- [Work required]: Pictures within the data are to be left out; everything else must be reproduced exactly.

- [Material]:
......

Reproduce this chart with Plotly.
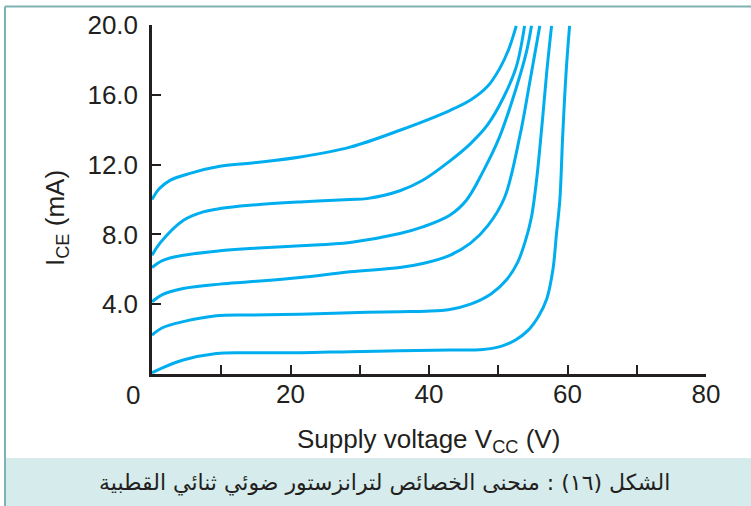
import plotly.graph_objects as go

# Supply voltage V_CC (V) and collector current I_CE (mA) for each curve
v1 = [0, 1, 2.6, 5.5, 9.8, 14.1, 21.4, 28.6, 35.8, 43, 46, 48.5, 50.2, 51.5, 52.6]
i1 = [10.0, 10.6, 11.1, 11.5, 11.9, 12.08, 12.44, 13.0, 13.97, 15.1, 15.7, 16.5, 17.5, 18.6, 19.95]

v2 = [0, 1.15, 4.5, 7.4, 9.8, 14.1, 21.4, 28.6, 31, 35.8, 39.1, 43, 46, 48.5, 50.7, 52.6, 53.8]
i2 = [6.8, 7.5, 8.8, 9.29, 9.48, 9.67, 9.86, 10.0, 10.05, 10.5, 11.1, 12.2, 13.2, 14.3, 15.8, 17.6, 19.95]

v3 = [0, 1.5, 4.5, 9.8, 14.1, 21.4, 28.6, 35.8, 39.1, 43, 45.4, 47.8, 50.2, 52.6, 54.1, 54.8]
i3 = [6.1, 6.5, 6.8, 7.06, 7.19, 7.35, 7.54, 8.05, 8.43, 9.1, 9.96, 11.6, 13.6, 16.4, 18.5, 19.95]

v4 = [0, 1.5, 4.5, 9.8, 14.1, 21.4, 28.6, 35.8, 39.1, 43, 46, 48.5, 50.9, 53.1, 54.5, 56]
i4 = [4.14, 4.55, 4.9, 5.15, 5.28, 5.53, 5.86, 6.1, 6.33, 6.8, 7.5, 8.5, 10.1, 13.6, 16.6, 19.95]

v5 = [0, 1.5, 4.5, 9.3, 14.1, 21.4, 28.6, 35.8, 39.6, 43, 46, 49, 51.2, 52.8, 53.9, 54.8, 55.5, 56.3, 57, 57.7]
i5 = [2.23, 2.65, 3.0, 3.34, 3.38, 3.43, 3.51, 3.57, 3.6, 3.7, 4.0, 4.6, 5.4, 6.4, 7.6, 9.0, 11.0, 14.2, 17.3, 19.95]

v6 = [0, 1.5, 4.5, 9.3, 14.1, 21.4, 28.6, 35.8, 43, 47.8, 50.5, 52.5, 54.3, 55.8, 57, 57.9, 58.4, 58.9, 59.3, 59.8, 60.3]
i6 = [0.07, 0.35, 0.8, 1.18, 1.22, 1.22, 1.28, 1.33, 1.37, 1.41, 1.6, 1.95, 2.5, 3.3, 4.3, 6.0, 8.0, 10.0, 13.6, 17.3, 19.95]

curves = [(v1, i1), (v2, i2), (v3, i3), (v4, i4), (v5, i5), (v6, i6)]

x_ticks = [0, 10, 20, 30, 40, 50, 60, 70, 80]
x_ticktext = ["", "", "20", "", "40", "", "60", "", "80"]
y_ticks = [4, 8, 12, 16, 20]
y_ticktext = ["4.0", "8.0", "12.0", "16.0", "20.0"]

x_title = "Supply voltage V<sub>CC</sub> (V)"
y_title = "I<sub>CE</sub> (mA)"
caption = "الشكل (١٦) : منحنى الخصائص لترانزستور ضوئي ثنائي القطبية"

LINE = "#00aeef"
AX = "#231f20"
FONT = "Liberation Sans, Arial, sans-serif"
FS = 26

fig = go.Figure()
for v, i in curves:
    fig.add_trace(go.Scatter(x=v, y=i, mode="lines",
                             line=dict(color=LINE, width=3, shape="spline", smoothing=1.0),
                             hoverinfo="skip", showlegend=False))

W, H = 751, 506
L, R, T, B = 152, 45, 25, 132
pw, ph = W - L - R, H - T - B

def px(xp):
    return (xp - L) / pw

def py(yp):
    return (H - B - yp) / ph

fig.update_layout(
    width=W, height=H,
    margin=dict(l=L, r=R, t=T, b=B, pad=0),
    paper_bgcolor="white", plot_bgcolor="white",
    font=dict(family=FONT, size=FS, color=AX),
    showlegend=False,
    xaxis=dict(range=[0, 80], tickvals=x_ticks, ticktext=x_ticktext,
               ticks="inside", ticklen=9, tickwidth=1.5, tickcolor=AX,
               showline=True, linecolor=AX, linewidth=2.5, showgrid=False,
               zeroline=False, ticklabelstandoff=-5, automargin=False,
               tickfont=dict(size=FS, family=FONT, color=AX)),
    yaxis=dict(range=[0, 20], tickvals=y_ticks, ticktext=y_ticktext,
               ticks="inside", ticklen=9, tickwidth=1.5, tickcolor=AX,
               showline=True, linecolor=AX, linewidth=2.5, showgrid=False,
               zeroline=False, ticklabelstandoff=6, automargin=False,
               tickfont=dict(size=FS, family=FONT, color=AX)),
)

shapes = [
    # caption band
    dict(type="rect", xref="paper", yref="paper",
         x0=px(5), x1=px(752), y0=py(458), y1=py(507),
         fillcolor="#d6ecec", line=dict(width=0), layer="below"),
    # frame: top and left
    dict(type="line", xref="paper", yref="paper",
         x0=px(5), x1=px(752), y0=py(6.5), y1=py(6.5),
         line=dict(color="#7fb2b2", width=2)),
    dict(type="line", xref="paper", yref="paper",
         x0=px(5), x1=px(5), y0=py(6.5), y1=py(507),
         line=dict(color="#7fb2b2", width=2)),
]
fig.update_layout(shapes=shapes)

annotations = [
    dict(text="0", xref="paper", yref="paper", x=px(133), y=py(395),
         xanchor="center", yanchor="middle", showarrow=False,
         font=dict(size=FS, family=FONT, color=AX)),
    dict(text=x_title, xref="paper", yref="paper", x=px(428), y=py(440),
         xanchor="center", yanchor="middle", showarrow=False,
         font=dict(size=FS, family=FONT, color=AX)),
    dict(text=y_title, xref="paper", yref="paper", x=px(56), y=py(218),
         xanchor="center", yanchor="middle", showarrow=False, textangle=-90,
         font=dict(size=FS, family=FONT, color=AX)),
    dict(text=caption, xref="paper", yref="paper", x=px(384), y=py(483),
         xanchor="center", yanchor="middle", showarrow=False,
         font=dict(size=22, family="DejaVu Sans, Noto Sans, sans-serif", color=AX)),
]
fig.update_layout(annotations=annotations)

fig.write_html("out.html")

......

- [Completed exercise]:
Reproduce this chart with Plotly.
import plotly.graph_objects as go

# Supply voltage V_CC (V) and collector current I_CE (mA) for each curve
v1 = [0, 1, 2.6, 5.5, 9.8, 14.1, 21.4, 28.6, 35.8, 43, 46, 48.5, 50.2, 51.5, 52.6]
i1 = [10.0, 10.6, 11.1, 11.5, 11.9, 12.08, 12.44, 13.0, 13.97, 15.1, 15.7, 16.5, 17.5, 18.6, 19.95]

v2 = [0, 1.15, 4.5, 7.4, 9.8, 14.1, 21.4, 28.6, 31, 35.8, 39.1, 43, 46, 48.5, 50.7, 52.6, 53.8]
i2 = [6.8, 7.5, 8.8, 9.29, 9.48, 9.67, 9.86, 10.0, 10.05, 10.5, 11.1, 12.2, 13.2, 14.3, 15.8, 17.6, 19.95]

v3 = [0, 1.5, 4.5, 9.8, 14.1, 21.4, 28.6, 35.8, 39.1, 43, 45.4, 47.8, 50.2, 52.6, 54.1, 54.8]
i3 = [6.1, 6.5, 6.8, 7.06, 7.19, 7.35, 7.54, 8.05, 8.43, 9.1, 9.96, 11.6, 13.6, 16.4, 18.5, 19.95]

v4 = [0, 1.5, 4.5, 9.8, 14.1, 21.4, 28.6, 35.8, 39.1, 43, 46, 48.5, 50.9, 53.1, 54.5, 56]
i4 = [4.14, 4.55, 4.9, 5.15, 5.28, 5.53, 5.86, 6.1, 6.33, 6.8, 7.5, 8.5, 10.1, 13.6, 16.6, 19.95]

v5 = [0, 1.5, 4.5, 9.3, 14.1, 21.4, 28.6, 35.8, 39.6, 43, 46, 49, 51.2, 52.8, 53.9, 54.8, 55.5, 56.3, 57, 57.7]
i5 = [2.23, 2.65, 3.0, 3.34, 3.38, 3.43, 3.51, 3.57, 3.6, 3.7, 4.0, 4.6, 5.4, 6.4, 7.6, 9.0, 11.0, 14.2, 17.3, 19.95]

v6 = [0, 1.5, 4.5, 9.3, 14.1, 21.4, 28.6, 35.8, 43, 47.8, 50.5, 52.5, 54.3, 55.8, 57, 57.9, 58.4, 58.9, 59.3, 59.8, 60.3]
i6 = [0.07, 0.35, 0.8, 1.18, 1.22, 1.22, 1.28, 1.33, 1.37, 1.41, 1.6, 1.95, 2.5, 3.3, 4.3, 6.0, 8.0, 10.0, 13.6, 17.3, 19.95]

curves = [(v1, i1), (v2, i2), (v3, i3), (v4, i4), (v5, i5), (v6, i6)]

x_ticks = [0, 10, 20, 30, 40, 50, 60, 70, 80]
x_ticktext = ["", "", "20", "", "40", "", "60", "", "80"]
y_ticks = [4, 8, 12, 16, 20]
y_ticktext = ["4.0", "8.0", "12.0", "16.0", "20.0"]

x_title = "Supply voltage V<sub>CC</sub> (V)"
y_title = "I<sub>CE</sub> (mA)"
caption = "الشكل (١٦) : منحنى الخصائص لترانزستور ضوئي ثنائي القطبية"

LINE = "#00aeef"
AX = "#231f20"
FONT = "Liberation Sans, Arial, sans-serif"
FS = 26

fig = go.Figure()
for v, i in curves:
    fig.add_trace(go.Scatter(x=v, y=i, mode="lines",
                             line=dict(color=LINE, width=3, shape="spline", smoothing=1.0),
                             hoverinfo="skip", showlegend=False))

W, H = 751, 506
L, R, T, B = 152, 45, 25, 132
pw, ph = W - L - R, H - T - B

def px(xp):
    return (xp - L) / pw

def py(yp):
    return (H - B - yp) / ph

fig.update_layout(
    width=W, height=H,
    margin=dict(l=L, r=R, t=T, b=B, pad=0),
    paper_bgcolor="white", plot_bgcolor="white",
    font=dict(family=FONT, size=FS, color=AX),
    showlegend=False,
    xaxis=dict(range=[0, 80], tickvals=x_ticks, ticktext=x_ticktext,
               ticks="inside", ticklen=9, tickwidth=1.5, tickcolor=AX,
               showline=True, linecolor=AX, linewidth=2.5, showgrid=False,
               zeroline=False, ticklabelstandoff=-5, automargin=False,
               tickfont=dict(size=FS, family=FONT, color=AX)),
    yaxis=dict(range=[0, 20], tickvals=y_ticks, ticktext=y_ticktext,
               ticks="inside", ticklen=9, tickwidth=1.5, tickcolor=AX,
               showline=True, linecolor=AX, linewidth=2.5, showgrid=False,
               zeroline=False, ticklabelstandoff=6, automargin=False,
               tickfont=dict(size=FS, family=FONT, color=AX)),
)

shapes = [
    # caption band
    dict(type="rect", xref="paper", yref="paper",
         x0=px(5), x1=px(752), y0=py(458), y1=py(507),
         fillcolor="#d6ecec", line=dict(width=0), layer="below"),
    # frame: top and left
    dict(type="line", xref="paper", yref="paper",
         x0=px(5), x1=px(752), y0=py(6.5), y1=py(6.5),
         line=dict(color="#7fb2b2", width=2)),
    dict(type="line", xref="paper", yref="paper",
         x0=px(5), x1=px(5), y0=py(6.5), y1=py(507),
         line=dict(color="#7fb2b2", width=2)),
]
fig.update_layout(shapes=shapes)

annotations = [
    dict(text="0", xref="paper", yref="paper", x=px(133), y=py(395),
         xanchor="center", yanchor="middle", showarrow=False,
         font=dict(size=FS, family=FONT, color=AX)),
    dict(text=x_title, xref="paper", yref="paper", x=px(428), y=py(440),
         xanchor="center", yanchor="middle", showarrow=False,
         font=dict(size=FS, family=FONT, color=AX)),
    dict(text=y_title, xref="paper", yref="paper", x=px(56), y=py(218),
         xanchor="center", yanchor="middle", showarrow=False, textangle=-90,
         font=dict(size=FS, family=FONT, color=AX)),
    dict(text=caption, xref="paper", yref="paper", x=px(384), y=py(483),
         xanchor="center", yanchor="middle", showarrow=False,
         font=dict(size=22, family="DejaVu Sans, Noto Sans, sans-serif", color=AX)),
]
fig.update_layout(annotations=annotations)

fig.write_html("out.html")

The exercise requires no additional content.